In fond recollection, the homely cheerfulness of the old-time adobe recurs again and again. The eighties, however, were characterized by another form of dwelling, fashionable and popular; some examples of which, half-ruined, are still to be seen. This was the frame house, large and spacious with wide, high, curving verandas, semicircular bay-windows, towers and cupolas. Flower-bordered lawns generally encircled these residences; there were long, narrow hallways and more spare bedrooms than the less intimate hospitality of to-day suggests or demands.

On January 1st, 1880, the District Court of Los Angeles was abolished to give way to the County Court; on which occasion Don Ygnácio Sepúlveda, the last of the District Court judges, became the first County Judge.

The first cement pavement in the city was laid on Main Street north of First by a man named Floyd. Having bought Temple Block, we were thinking of surrounding it with a wooden sidewalk. Floyd recommended cement, asking me, at the same time, to inspect a bit of pavement which he had just put down. I did so, and took his advice; and from this small beginning has developed the excellent system of paving now enjoyed by Los Angeles.
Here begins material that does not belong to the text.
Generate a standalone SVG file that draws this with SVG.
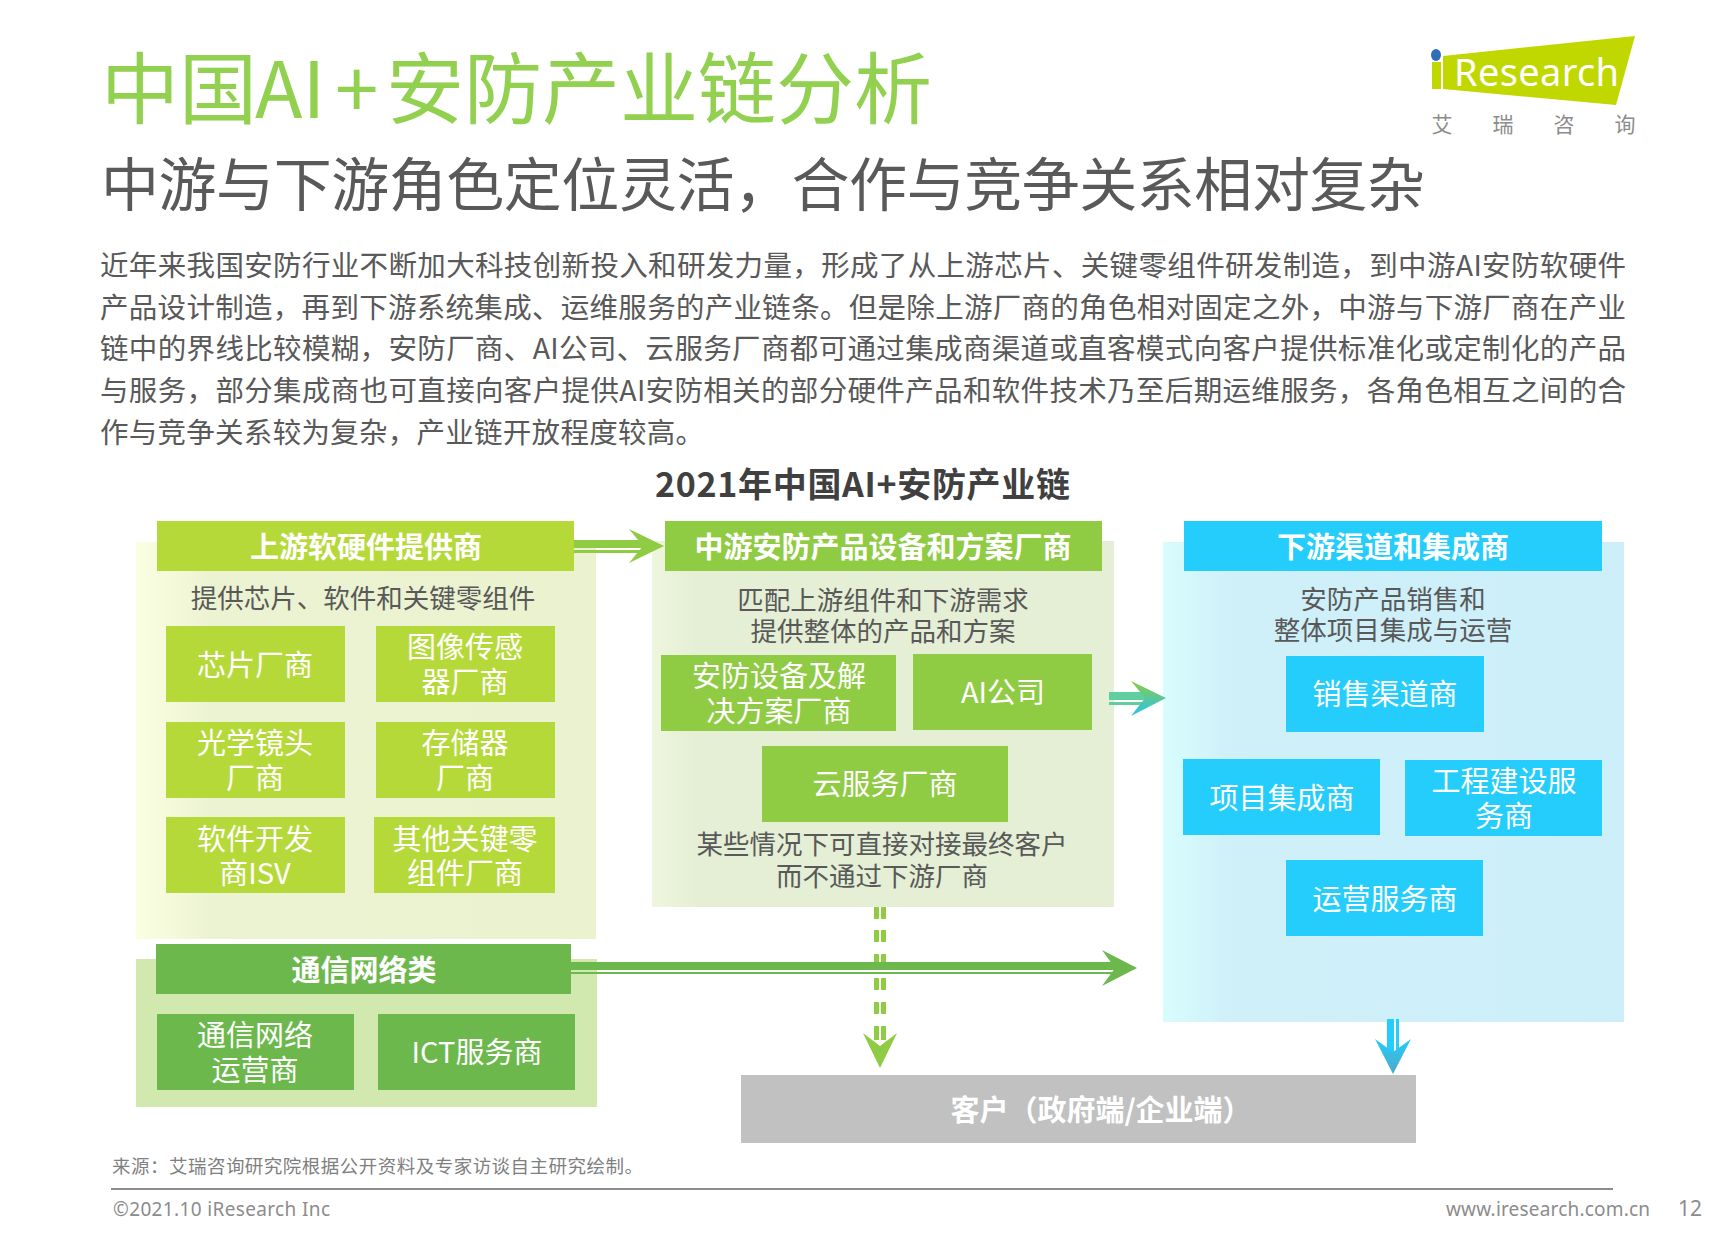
<svg xmlns="http://www.w3.org/2000/svg" width="1726" height="1238" viewBox="0 0 1726 1238">
<style>
text{font-family:"Noto Sans CJK SC","Noto Sans",sans-serif}
.lat{font-family:"Noto Sans","Noto Sans CJK SC",sans-serif}
.m{text-anchor:middle}
.hd{font-size:29px;font-weight:700;fill:#fff;text-anchor:middle}
.bx{font-size:29px;fill:#fff;text-anchor:middle}
.ds{font-size:26.5px;fill:#595959;text-anchor:middle}
.body{font-size:28.5px;fill:#595959}
.yg{fill:#b6d93a}.gr{fill:#8fcb43}.dg{fill:#6cb84c}.bl{fill:#24cdfb}
</style>
<defs>
<linearGradient id="pu" x1="0" x2="1" y1="0" y2="0"><stop offset="0" stop-color="#fbffe2"/><stop offset=".16" stop-color="#ecf3d2"/><stop offset="1" stop-color="#eaf2d0"/></linearGradient>
<linearGradient id="pm" x1="0" x2="1" y1="0" y2="0"><stop offset="0" stop-color="#eef6de"/><stop offset=".1" stop-color="#e4efd5"/><stop offset="1" stop-color="#e4efd5"/></linearGradient>
<linearGradient id="pd" x1="0" x2="1" y1="0" y2="0"><stop offset="0" stop-color="#d8fdfd"/><stop offset=".14" stop-color="#cff0f9"/><stop offset="1" stop-color="#cdeff9"/></linearGradient>
<linearGradient id="mid" x1="0" x2="0" y1="0" y2="1"><stop offset="0" stop-color="#8fcb43"/><stop offset="1" stop-color="#24c4f0"/></linearGradient>
<linearGradient id="dn" x1="0" x2="0" y1="0" y2="1"><stop offset="0" stop-color="#24cdfb"/><stop offset="1" stop-color="#4ea8c8"/></linearGradient>
</defs>
<rect width="1726" height="1238" fill="#fff"/>
<g id="heading">
<text y="118" font-size="78" fill="#92d050"><tspan x="101">中国</tspan><tspan x="255">AI</tspan><tspan x="335">+</tspan><tspan x="386">安防产业链分析</tspan></text>
<text x="101" y="206" font-size="58" fill="#595959" textLength="1324" lengthAdjust="spacing">中游与下游角色定位灵活，合作与竞争关系相对复杂</text>
</g>
<g id="logo">
<polygon points="1443,56 1635,36 1616,105 1443,89" fill="#c0d800"/>
<rect x="1432" y="62" width="9" height="27" fill="#c0d800"/>
<ellipse cx="1436" cy="55" rx="5" ry="6" fill="#2f6fb7"/>
<text x="1454" y="86" font-size="38" fill="#fff" class="lat" textLength="165">Research</text>
<g font-size="21" fill="#8c8c8c" class="m"><text x="1442" y="132">艾</text><text x="1503" y="132">瑞</text><text x="1564" y="132">咨</text><text x="1625" y="132">询</text></g>
</g>
<g id="intro" class="body">
<text x="100" y="276" textLength="1526">近年来我国安防行业不断加大科技创新投入和研发力量，形成了从上游芯片、关键零组件研发制造，到中游AI安防软硬件</text>
<text x="100" y="318" textLength="1526">产品设计制造，再到下游系统集成、运维服务的产业链条。但是除上游厂商的角色相对固定之外，中游与下游厂商在产业</text>
<text x="100" y="359" textLength="1526">链中的界线比较模糊，安防厂商、AI公司、云服务厂商都可通过集成商渠道或直客模式向客户提供标准化或定制化的产品</text>
<text x="100" y="401" textLength="1526">与服务，部分集成商也可直接向客户提供AI安防相关的部分硬件产品和软件技术乃至后期运维服务，各角色相互之间的合</text>
<text x="100" y="443" textLength="604">作与竞争关系较为复杂，产业链开放程度较高。</text>
</g>
<text id="chart-title" x="655" y="497" font-size="34" font-weight="700" fill="#404040" textLength="415">2021年中国AI+安防产业链</text>
<g id="upstream">
<rect x="136" y="542" width="460" height="397" fill="url(#pu)"/>
<rect class="yg" x="157" y="521" width="417" height="50"/>
<text class="hd" x="366" y="558">上游软硬件提供商</text>
<text class="ds" x="363" y="608">提供芯片、软件和关键零组件</text>
<g id="u1"><rect class="yg" x="166" y="626" width="179" height="76"/><text class="bx" x="255" y="676">芯片厂商</text></g>
<g id="u2"><rect class="yg" x="376" y="626" width="179" height="76"/><text class="bx" x="465" y="658">图像传感</text><text class="bx" x="465" y="693">器厂商</text></g>
<g id="u3"><rect class="yg" x="166" y="722" width="179" height="76"/><text class="bx" x="255" y="754">光学镜头</text><text class="bx" x="255" y="789">厂商</text></g>
<g id="u4"><rect class="yg" x="376" y="722" width="179" height="76"/><text class="bx" x="465" y="754">存储器</text><text class="bx" x="465" y="789">厂商</text></g>
<g id="u5"><rect class="yg" x="166" y="817" width="179" height="76"/><text class="bx" x="255" y="850">软件开发</text><text class="bx" x="255" y="884">商ISV</text></g>
<g id="u6"><rect class="yg" x="374" y="817" width="181" height="76"/><text class="bx" x="465" y="850">其他关键零</text><text class="bx" x="465" y="884">组件厂商</text></g>
</g>
<g id="midstream">
<rect x="652" y="541" width="462" height="366" fill="url(#pm)"/>
<rect class="gr" x="665" y="521" width="437" height="50"/>
<text class="hd" x="883" y="558">中游安防产品设备和方案厂商</text>
<text class="ds" x="883" y="610">匹配上游组件和下游需求</text>
<text class="ds" x="883" y="641">提供整体的产品和方案</text>
<g id="m1"><rect class="gr" x="661" y="655" width="235" height="76"/><text class="bx" x="779" y="687">安防设备及解</text><text class="bx" x="779" y="722">决方案厂商</text></g>
<g id="m2"><rect class="gr" x="913" y="654" width="179" height="76"/><text class="bx" x="1003" y="703">AI公司</text></g>
<g id="m3"><rect class="gr" x="762" y="746" width="246" height="76"/><text class="bx" x="885" y="795">云服务厂商</text></g>
<text class="ds" x="882" y="854">某些情况下可直接对接最终客户</text>
<text class="ds" x="882" y="886">而不通过下游厂商</text>
</g>
<g id="downstream">
<rect x="1163" y="542" width="461" height="480" fill="url(#pd)"/>
<rect class="bl" x="1184" y="521" width="418" height="50"/>
<text class="hd" x="1393" y="558">下游渠道和集成商</text>
<text class="ds" x="1393" y="609">安防产品销售和</text>
<text class="ds" x="1393" y="640">整体项目集成与运营</text>
<g id="d1"><rect class="bl" x="1286" y="656" width="198" height="76"/><text class="bx" x="1385" y="705">销售渠道商</text></g>
<g id="d2"><rect class="bl" x="1183" y="759" width="197" height="76"/><text class="bx" x="1282" y="809">项目集成商</text></g>
<g id="d3"><rect class="bl" x="1405" y="760" width="197" height="76"/><text class="bx" x="1504" y="792">工程建设服</text><text class="bx" x="1504" y="827">务商</text></g>
<g id="d4"><rect class="bl" x="1286" y="860" width="197" height="76"/><text class="bx" x="1385" y="910">运营服务商</text></g>
</g>
<g id="network">
<rect x="136" y="959" width="461" height="148" fill="#d1e8ae"/>
<rect class="dg" x="156" y="944" width="415" height="50"/>
<text class="hd" x="364" y="981">通信网络类</text>
<g id="n1"><rect class="dg" x="157" y="1014" width="197" height="76"/><text class="bx" x="255" y="1046">通信网络</text><text class="bx" x="255" y="1081">运营商</text></g>
<g id="n2"><rect class="dg" x="378" y="1014" width="197" height="76"/><text class="bx" x="477" y="1063">ICT服务商</text></g>
</g>
<g id="connectors">
<path d="M574 540h76v8h-76zM574 550h76v3h-76z" fill="#8fcb43"/>
<polygon points="629,529 664,546 629,563 643,546" fill="#8fcb43"/>
<path d="M1109 692h42v8h-42zM1109 702h42v3h-42z" fill="#5fcfa0"/>
<polygon points="1131,681 1166,698 1131,716 1145,698" fill="url(#mid)"/>
<path d="M571 962h550v8h-550zM571 972h550v2h-550z" fill="#6cb84c"/>
<polygon points="1102,950 1137,968 1102,986 1115,968" fill="#6cb84c"/>
<g fill="#8fcb43"><rect x="874" y="907" width="5" height="12"/><rect x="881" y="907" width="5" height="12"/><rect x="874" y="930" width="5" height="12"/><rect x="881" y="930" width="5" height="12"/><rect x="874" y="954" width="5" height="8"/><rect x="881" y="954" width="5" height="8"/><rect x="874" y="978" width="5" height="12"/><rect x="881" y="978" width="5" height="12"/><rect x="874" y="1002" width="5" height="12"/><rect x="881" y="1002" width="5" height="12"/><rect x="874" y="1026" width="5" height="14"/><rect x="881" y="1026" width="5" height="14"/>
<polygon points="863,1033 880,1046 897,1033 880,1068"/></g>
<path d="M1387 1019h7v40h-7zM1396 1019h3v40h-3z" fill="#24cdfb"/>
<polygon points="1375,1039 1393,1052 1411,1039 1393,1074" fill="url(#dn)"/>
</g>
<g id="customer">
<rect x="741" y="1075" width="675" height="68" fill="#c1c1c1"/>
<text x="1101" y="1121" font-size="29" font-weight="700" fill="#fff" class="m">客户（政府端/企业端）</text>
</g>
<g id="footer">
<text x="112" y="1173" font-size="18.5" fill="#7f7f7f" textLength="531">来源：艾瑞咨询研究院根据公开资料及专家访谈自主研究绘制。</text>
<rect x="111" y="1188" width="1502" height="2" fill="#8c8c8c"/>
<text x="113" y="1216" font-size="19" fill="#8c8c8c" class="lat" textLength="217">©2021.10 iResearch Inc</text>
<text x="1446" y="1216" font-size="19" fill="#8c8c8c" class="lat" textLength="204">www.iresearch.com.cn</text>
<text x="1678" y="1216" font-size="21" fill="#8c8c8c" class="lat">12</text>
</g>
</svg>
In 1880, there visited Southern California a man who not only had a varied and most interesting past, but who was destined to have an important future. This was Abbot Kinney, a blood relation of Emerson, Holmes and old General Harrison, and a student of law and medicine, commission merchant, a botanical expert, cigarette manufacturer and member of the United States Geological Survey; a man, too, who had traveled through, and lived long in Europe, Asia and Africa; and who, after seeing most of our own Northwest, was on his way to settle in Florida in search of health. While in San Francisco he heard of the recently-formed Sierra Madre Colony, whither he made haste to go; and after a month or two there, he liked it so well that he decided to remain on the gentle slope, found there a home and lay out a farm. At that time we had a customer by the name of Seabury, who owned one hundred and sixty acres along the foothills; and this land he had mortgaged to us to secure a note. When Kinney came, he bought a place adjoining Seabury's, and this led him to take over the mortgage. In due season, he foreclosed and added the land to his beautiful property, which he named Kinneloa.

All Kinney's combined experience was brought to bear to make his estate pleasurable, not only to himself but for the casual visitor and passer-by; and in a short time he became well known. He also was made a Special Commissioner of the United States to examine into the condition of the Mission Indians of Southern California; and on this commission he served with Helen Hunt Jackson, so famous as H. H. or, especially in California, as the author of Ramona, visiting with her all the well-known Indian rancherías between San Diego and Monterey, in addition to the twenty-one Franciscan Missions.

Toward the end of April, F. P. F. Temple passed away at the Merced Ranch and was buried in the family burying-ground at La Puente. This recalls to mind that, in early days, many families owned a hallowed acre where, as summoned one by one, they were laid side by side in rest eternal.

On May 16th, John W. Bixby died, at his Long Beach estate. About 1871 he had entered his brother Jotham's service, supervising the sheep ranch; and to John Bixby's foresight was attributed, first the renting and later the purchase of the great ranch controlled, through foreclosure of mortgage, by Michael Reese. A year or two before Bixby's death, five thousand acres were set aside for the town of Los Alamitos, but John never saw the realization of his dream to establish there a settlement.

It was on the eighteenth of the same month that my brother found it necessary to visit Carlsbad for the benefit of his health, and the decision occasioned my removal to San Francisco to look after his affairs. What was expected to be a brief absence really lasted until September, 1882, when he and his family returned to America and San Francisco, and I came back to Los Angeles, with which, of course, I had continued in close communication. During our absence, my wife's father, Joseph Newmark, died rather suddenly on October 19th, 1881.